Сегодня становится очевидным, что отношение между основой и тем, что на ней стоит, следует перевернуть. Нам надо не обосновывать, а придавать формы, создавать натяжные канатные системы и подвешивать их в воздухе, заставляя в нем парить. Сгущения – концентрирования заменяют обоснования. Надо, скорее, показать, что все культуры парят в воздухе и не надо понимать их, исходя из их так называемых основ. Культуры – это системы, принадлежащие атмосфере. Для этих воздушных образований решающее значение имеют символические процессы и настроения. Их первичным продуктом было установление в обществе климата, который первичнее даже производства продуктов питания. Атмосферная, воздушная конституция культуры – это и есть, собственно, «фундаментальное», «основное» в ней; разумеется, выражение это абсурдно и уместно только в той мере, в какой оно служит для обозначения первичного, определяющего всё, изначального.

Я хочу искать основу в будущем над почвой, над землей, в климатическом априори культуры, в разделенном на части воздухе, в социальном просвете. Я утверждаю, что первая совместная деятельность людей – это не охота, не секс, не взращивание детей и уж совсем не земледелие, скотоводство, промышленность, а обеспечение резонанса между теми, кто ведет совместную жизнь. Для сегодняшних культур стало вопросом выживания – как они смогут воспроизвести себя в качестве атмосферных сообществ – сообществ с общей атмосферой. Даже физические атмосферы перешли на ту стадию своего существования, на которой они создаются технически. Будущее станет эпохой климатосоздающей техники – и, тем самым, совершенно технической эпохой. Люди будут все больше и больше понимать, что общества с самой их основы созданы искусственно. Воздух, которым мы дышим по одиночке и все вместе, уже не может считаться само собой разумеющимся условием, которое дано априори. Все нужно будет производить технически – как атмосферу в метафорическом смысле, так и атмосферу физическую. Политика станет разделом технологии создания климата.

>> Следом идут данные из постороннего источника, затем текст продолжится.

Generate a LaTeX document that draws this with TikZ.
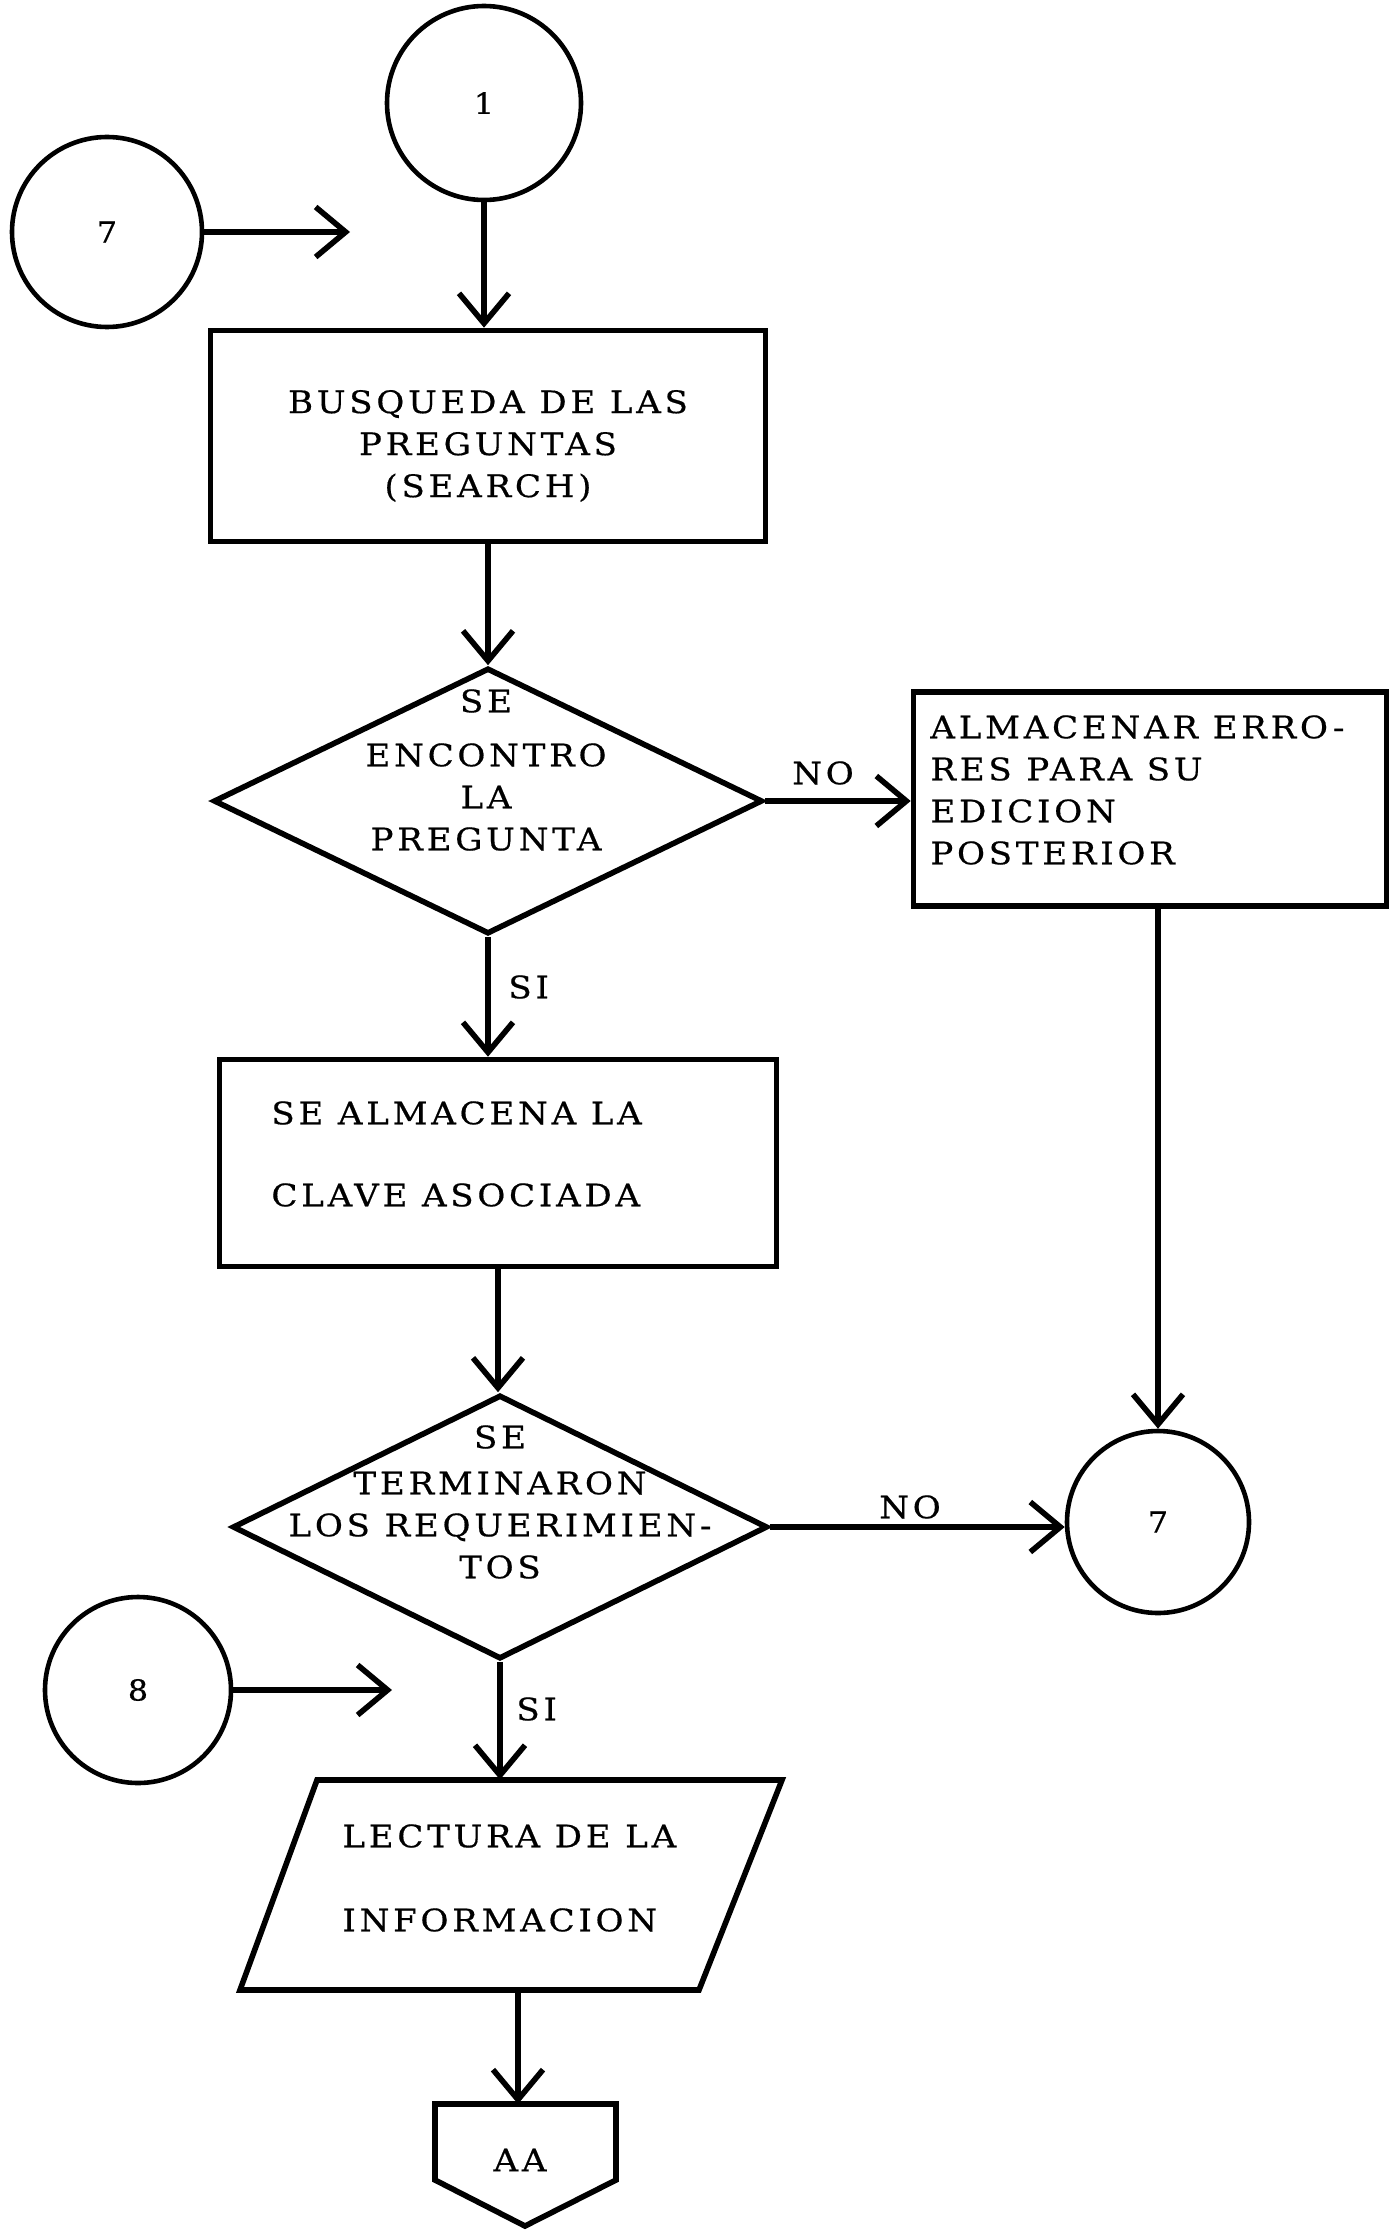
\documentclass[tikz,border=0pt]{standalone}
\usepackage{fontspec}
\setmainfont{DejaVu Serif}[FakeStretch=1.1,LetterSpace=12,FakeBold=0.5]
\usetikzlibrary{shapes.geometric,arrows.meta}
\begin{document}
\begin{tikzpicture}[x=0.5pt,y=-0.5pt,
  ln/.style={line width=2.8pt},
  box/.style={draw,ln,rectangle,inner sep=0pt},
  dia/.style={draw,ln,diamond,inner sep=0pt},
  conn/.style={draw,line width=2.3pt,circle,inner sep=0pt,font=\fontsize{14.5}{16}\selectfont},
  txt/.style={inner sep=0pt,font=\fontsize{15.5}{21}\selectfont},
  arr/.style={ln,-{Straight Barb[length=15pt,width=25pt]}},
]
\useasboundingbox (0,0) rectangle (1395,2236);
% connectors (circles)
\node[conn,minimum size=97pt] (c1) at (484,103) {1};
\node[conn,minimum size=95pt] (c7a) at (107,232) {7};
\node[conn,minimum size=91pt] (c7b) at (1158,1522) {7};
\node[conn,minimum size=93pt] (c8) at (138,1690) {8};
\coordinate (fa) at (350,232);
\coordinate (f8) at (392,1690);
% boxes
\node[box,minimum width=277.5pt,minimum height=105.5pt] (b1) at (488,436) {};
\node[txt,align=center] (t1) at (488,446) {BUSQUEDA DE LAS\\PREGUNTAS\\(SEARCH)};
\node[dia,minimum width=274.5pt,minimum height=133pt] (d1) at (488,801) {};
\node[txt,align=center] (t2) at (486,770) {SE\\[6pt]ENCONTRO\\LA\\PREGUNTA};
\node[box,minimum width=236.5pt,minimum height=107pt] (b2) at (1150,799) {};
\node[txt,align=left,anchor=west] (t3) at (930,790) {ALMACENAR ERRO-\\RES PARA SU\\EDICION\\POSTERIOR};
\node[box,minimum width=278.5pt,minimum height=103.5pt] (b3) at (498,1163) {};
\node[txt,align=left,anchor=west] (t4) at (271,1154) {SE ALMACENA LA\\[20pt]CLAVE ASOCIADA};
\node[dia,minimum width=267.5pt,minimum height=132pt] (d2) at (500,1527) {};
\node[txt,align=center] (t5) at (500,1502) {SE\\[2pt]TERMINARON\\LOS REQUERIMIEN-\\TOS};
% input/output parallelogram
\node[inner sep=0pt,minimum width=232.5pt,minimum height=105pt] (p) at (511,1885) {};
\draw[ln] (317,1780) -- (782,1780) -- (699,1990) -- (240,1990) -- cycle;
\node[txt,align=left,anchor=west] (t6) at (342,1878) {LECTURA DE LA\\[21pt]INFORMACION};
% off-page connector
\draw[ln] (435,2104) -- (616,2104) -- (616,2180) -- (525,2226) -- (435,2180) -- cycle;
\coordinate (aatop) at (518,2104);
\node[txt] (aa) at (520,2160) {AA};
% arrows
\draw[arr] (c1.south) -- (c1.south |- b1.north);
\draw[arr] (c7a.east) -- (fa);
\draw[arr] (b1.south) -- (b1.south |- d1.north);
\draw[arr] (d1.east) -- (d1.east -| b2.west);
\draw[arr] (b2.south -| c7b) -- (c7b.north);
\draw[arr] (d1.south) -- (d1.south |- b3.north);
\draw[arr] (b3.south) -- (b3.south |- d2.north);
\draw[arr] (d2.east) -- (d2.east -| c7b.west);
\draw[arr] (c8.east) -- (f8);
\draw[arr] (d2.south) -- (d2.south |- p.north);
\draw[arr] (p.south -| aatop) -- (aatop);
% labels
\node[txt] (no1) at (823,773) {NO};
\node[txt,anchor=west] (si1) at (508,987) {SI};
\node[txt] (no2) at (910,1507) {NO};
\node[txt,anchor=west] (si2) at (516,1709) {SI};
\end{tikzpicture}
\end{document}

V. Работа по сопротивлению
Во власти одной загадки

Г. – Ю. Х.: Господин Слотердайк, в обеих Ваших книгах «Сферы I» и «Сферы II» геометрическая форма шара играет решающую роль. Чтобы начать новый круг размышлений, позвольте мне напомнить, что существуют еще и другие геометрические формы: есть пирамида, прямоугольник, магический квадрат, пятиконечная звезда, или пентаграмма, шестиугольник, и, сверх того, группа тел, описанных Платоном.

Возьмем пентаграмму, которая имеет большое значение в магических традициях. В прямой форме она применяется в белой магии, в перевернутом виде она есть смысловой образ зла; ее применение выходит за рамки какой-то одной культуры, она используется как кельтами, так и евреями, друидами и христианами. Кроме религии, пятиконечная звезда играет роль и в геометрии: от нее произошло золотое сечение, с ней связаны так называемые числа Фибоначчи, которые выражают основополагающий принцип природы и которые воплощены во многочисленных органических формах, таких как листья и растения, микроорганизмы и естественно образовавшиеся спиральные структуры. Художник Хундертвассер [200] – тот самый, который сказал: «Прямая линия – это трусливая линия», – объявил наивысшим из образов спираль, которая символизирует переход от жизни к смерти, затем снова к жизни и так далее.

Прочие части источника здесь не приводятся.